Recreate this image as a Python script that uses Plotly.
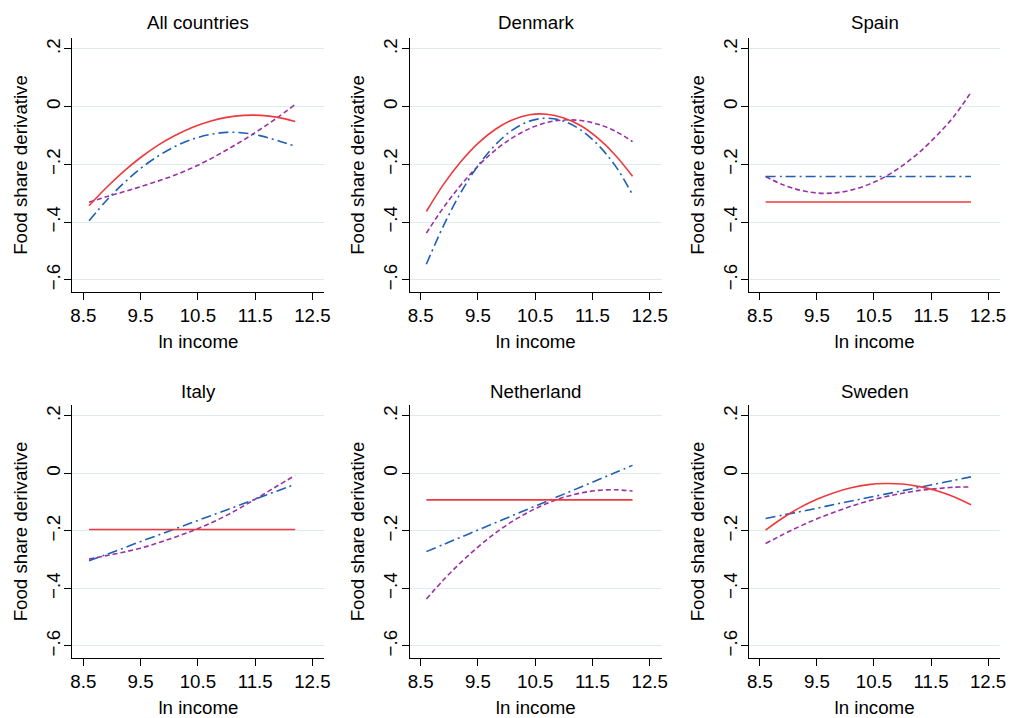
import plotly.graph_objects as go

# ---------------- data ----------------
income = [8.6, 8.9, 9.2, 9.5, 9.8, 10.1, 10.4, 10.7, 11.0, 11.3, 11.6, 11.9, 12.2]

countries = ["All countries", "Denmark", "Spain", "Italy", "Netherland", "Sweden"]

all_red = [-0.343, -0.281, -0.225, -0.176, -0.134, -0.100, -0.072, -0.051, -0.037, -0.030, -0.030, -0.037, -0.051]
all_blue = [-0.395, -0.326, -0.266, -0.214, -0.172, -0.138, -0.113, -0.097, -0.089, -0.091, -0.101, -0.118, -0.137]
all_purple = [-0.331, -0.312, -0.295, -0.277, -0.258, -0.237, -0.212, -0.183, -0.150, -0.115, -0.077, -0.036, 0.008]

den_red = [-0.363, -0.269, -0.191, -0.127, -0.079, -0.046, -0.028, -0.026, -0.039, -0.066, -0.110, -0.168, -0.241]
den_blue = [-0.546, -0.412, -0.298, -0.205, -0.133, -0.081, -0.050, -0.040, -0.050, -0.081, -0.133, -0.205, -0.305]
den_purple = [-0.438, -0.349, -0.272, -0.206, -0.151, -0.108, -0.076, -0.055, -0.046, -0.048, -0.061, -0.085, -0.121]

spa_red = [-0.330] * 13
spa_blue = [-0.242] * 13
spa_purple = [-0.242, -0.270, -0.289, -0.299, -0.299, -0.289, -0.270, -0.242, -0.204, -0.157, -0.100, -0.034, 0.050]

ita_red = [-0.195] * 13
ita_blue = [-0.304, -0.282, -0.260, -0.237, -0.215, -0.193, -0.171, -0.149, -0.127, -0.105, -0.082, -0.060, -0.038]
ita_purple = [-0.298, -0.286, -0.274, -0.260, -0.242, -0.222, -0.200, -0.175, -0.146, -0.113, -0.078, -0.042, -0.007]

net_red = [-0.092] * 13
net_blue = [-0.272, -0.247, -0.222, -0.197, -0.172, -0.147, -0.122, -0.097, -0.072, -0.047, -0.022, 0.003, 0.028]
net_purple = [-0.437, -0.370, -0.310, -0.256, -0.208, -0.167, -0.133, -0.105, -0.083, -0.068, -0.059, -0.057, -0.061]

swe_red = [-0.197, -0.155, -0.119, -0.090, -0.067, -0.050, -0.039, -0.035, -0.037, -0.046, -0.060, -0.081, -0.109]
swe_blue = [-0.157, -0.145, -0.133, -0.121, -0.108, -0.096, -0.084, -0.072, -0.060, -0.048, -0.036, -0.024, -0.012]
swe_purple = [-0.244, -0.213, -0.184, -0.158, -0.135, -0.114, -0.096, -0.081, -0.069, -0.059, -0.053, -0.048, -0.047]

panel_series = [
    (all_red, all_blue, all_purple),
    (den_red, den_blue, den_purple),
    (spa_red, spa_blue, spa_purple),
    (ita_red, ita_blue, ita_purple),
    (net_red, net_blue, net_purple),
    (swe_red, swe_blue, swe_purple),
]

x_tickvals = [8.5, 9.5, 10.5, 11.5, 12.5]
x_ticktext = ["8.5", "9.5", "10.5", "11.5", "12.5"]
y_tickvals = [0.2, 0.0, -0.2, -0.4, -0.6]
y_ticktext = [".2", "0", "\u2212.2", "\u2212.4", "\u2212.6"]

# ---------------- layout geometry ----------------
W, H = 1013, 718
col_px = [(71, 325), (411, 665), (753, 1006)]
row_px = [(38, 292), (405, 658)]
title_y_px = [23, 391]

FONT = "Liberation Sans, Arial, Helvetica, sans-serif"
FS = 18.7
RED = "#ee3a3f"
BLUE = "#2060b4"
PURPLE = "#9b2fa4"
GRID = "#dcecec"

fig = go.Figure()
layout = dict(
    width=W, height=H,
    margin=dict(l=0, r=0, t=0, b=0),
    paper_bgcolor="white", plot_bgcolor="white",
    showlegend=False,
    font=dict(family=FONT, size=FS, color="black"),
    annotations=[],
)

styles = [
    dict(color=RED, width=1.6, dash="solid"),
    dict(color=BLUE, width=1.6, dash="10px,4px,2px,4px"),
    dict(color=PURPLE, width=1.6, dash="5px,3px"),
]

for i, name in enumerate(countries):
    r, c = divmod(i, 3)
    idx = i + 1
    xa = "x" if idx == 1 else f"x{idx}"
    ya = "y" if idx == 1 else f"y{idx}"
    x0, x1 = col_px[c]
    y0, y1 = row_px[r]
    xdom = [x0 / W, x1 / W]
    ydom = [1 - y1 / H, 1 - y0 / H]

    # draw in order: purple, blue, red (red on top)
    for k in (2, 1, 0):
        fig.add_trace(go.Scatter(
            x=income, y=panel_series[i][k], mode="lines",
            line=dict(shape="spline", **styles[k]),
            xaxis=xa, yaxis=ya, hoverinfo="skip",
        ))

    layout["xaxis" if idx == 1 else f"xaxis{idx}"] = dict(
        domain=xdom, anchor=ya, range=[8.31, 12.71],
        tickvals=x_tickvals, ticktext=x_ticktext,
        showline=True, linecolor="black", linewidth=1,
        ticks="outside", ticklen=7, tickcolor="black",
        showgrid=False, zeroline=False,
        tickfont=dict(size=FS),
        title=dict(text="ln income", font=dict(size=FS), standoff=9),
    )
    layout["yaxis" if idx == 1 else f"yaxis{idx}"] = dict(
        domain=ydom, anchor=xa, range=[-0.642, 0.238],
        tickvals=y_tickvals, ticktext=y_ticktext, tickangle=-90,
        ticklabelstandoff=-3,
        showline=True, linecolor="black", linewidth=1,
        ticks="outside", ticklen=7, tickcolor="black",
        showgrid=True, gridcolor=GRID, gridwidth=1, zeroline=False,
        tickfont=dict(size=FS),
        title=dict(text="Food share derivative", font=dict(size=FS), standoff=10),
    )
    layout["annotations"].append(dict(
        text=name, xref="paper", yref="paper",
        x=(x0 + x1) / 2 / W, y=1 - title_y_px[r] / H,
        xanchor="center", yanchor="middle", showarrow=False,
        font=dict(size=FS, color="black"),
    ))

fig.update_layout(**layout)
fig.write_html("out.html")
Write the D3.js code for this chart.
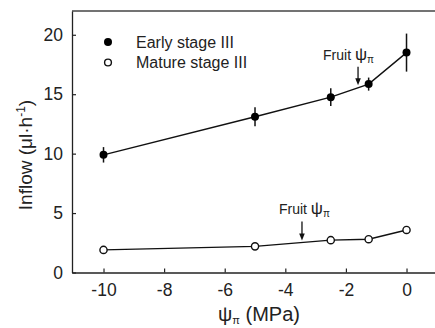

= = = = = = =

### [EXERCISE GOAL]
Pictures are excluded: retype only the lines from the beginning of the listing above through the line with "-0.053, -0.048, -0.047]", both included.

### [SOLUTION]
Recreate this image as a Python script that uses Plotly.
import plotly.graph_objects as go

# ---------------- data ----------------
income = [8.6, 8.9, 9.2, 9.5, 9.8, 10.1, 10.4, 10.7, 11.0, 11.3, 11.6, 11.9, 12.2]

countries = ["All countries", "Denmark", "Spain", "Italy", "Netherland", "Sweden"]

all_red = [-0.343, -0.281, -0.225, -0.176, -0.134, -0.100, -0.072, -0.051, -0.037, -0.030, -0.030, -0.037, -0.051]
all_blue = [-0.395, -0.326, -0.266, -0.214, -0.172, -0.138, -0.113, -0.097, -0.089, -0.091, -0.101, -0.118, -0.137]
all_purple = [-0.331, -0.312, -0.295, -0.277, -0.258, -0.237, -0.212, -0.183, -0.150, -0.115, -0.077, -0.036, 0.008]

den_red = [-0.363, -0.269, -0.191, -0.127, -0.079, -0.046, -0.028, -0.026, -0.039, -0.066, -0.110, -0.168, -0.241]
den_blue = [-0.546, -0.412, -0.298, -0.205, -0.133, -0.081, -0.050, -0.040, -0.050, -0.081, -0.133, -0.205, -0.305]
den_purple = [-0.438, -0.349, -0.272, -0.206, -0.151, -0.108, -0.076, -0.055, -0.046, -0.048, -0.061, -0.085, -0.121]

spa_red = [-0.330] * 13
spa_blue = [-0.242] * 13
spa_purple = [-0.242, -0.270, -0.289, -0.299, -0.299, -0.289, -0.270, -0.242, -0.204, -0.157, -0.100, -0.034, 0.050]

ita_red = [-0.195] * 13
ita_blue = [-0.304, -0.282, -0.260, -0.237, -0.215, -0.193, -0.171, -0.149, -0.127, -0.105, -0.082, -0.060, -0.038]
ita_purple = [-0.298, -0.286, -0.274, -0.260, -0.242, -0.222, -0.200, -0.175, -0.146, -0.113, -0.078, -0.042, -0.007]

net_red = [-0.092] * 13
net_blue = [-0.272, -0.247, -0.222, -0.197, -0.172, -0.147, -0.122, -0.097, -0.072, -0.047, -0.022, 0.003, 0.028]
net_purple = [-0.437, -0.370, -0.310, -0.256, -0.208, -0.167, -0.133, -0.105, -0.083, -0.068, -0.059, -0.057, -0.061]

swe_red = [-0.197, -0.155, -0.119, -0.090, -0.067, -0.050, -0.039, -0.035, -0.037, -0.046, -0.060, -0.081, -0.109]
swe_blue = [-0.157, -0.145, -0.133, -0.121, -0.108, -0.096, -0.084, -0.072, -0.060, -0.048, -0.036, -0.024, -0.012]
swe_purple = [-0.244, -0.213, -0.184, -0.158, -0.135, -0.114, -0.096, -0.081, -0.069, -0.059, -0.053, -0.048, -0.047]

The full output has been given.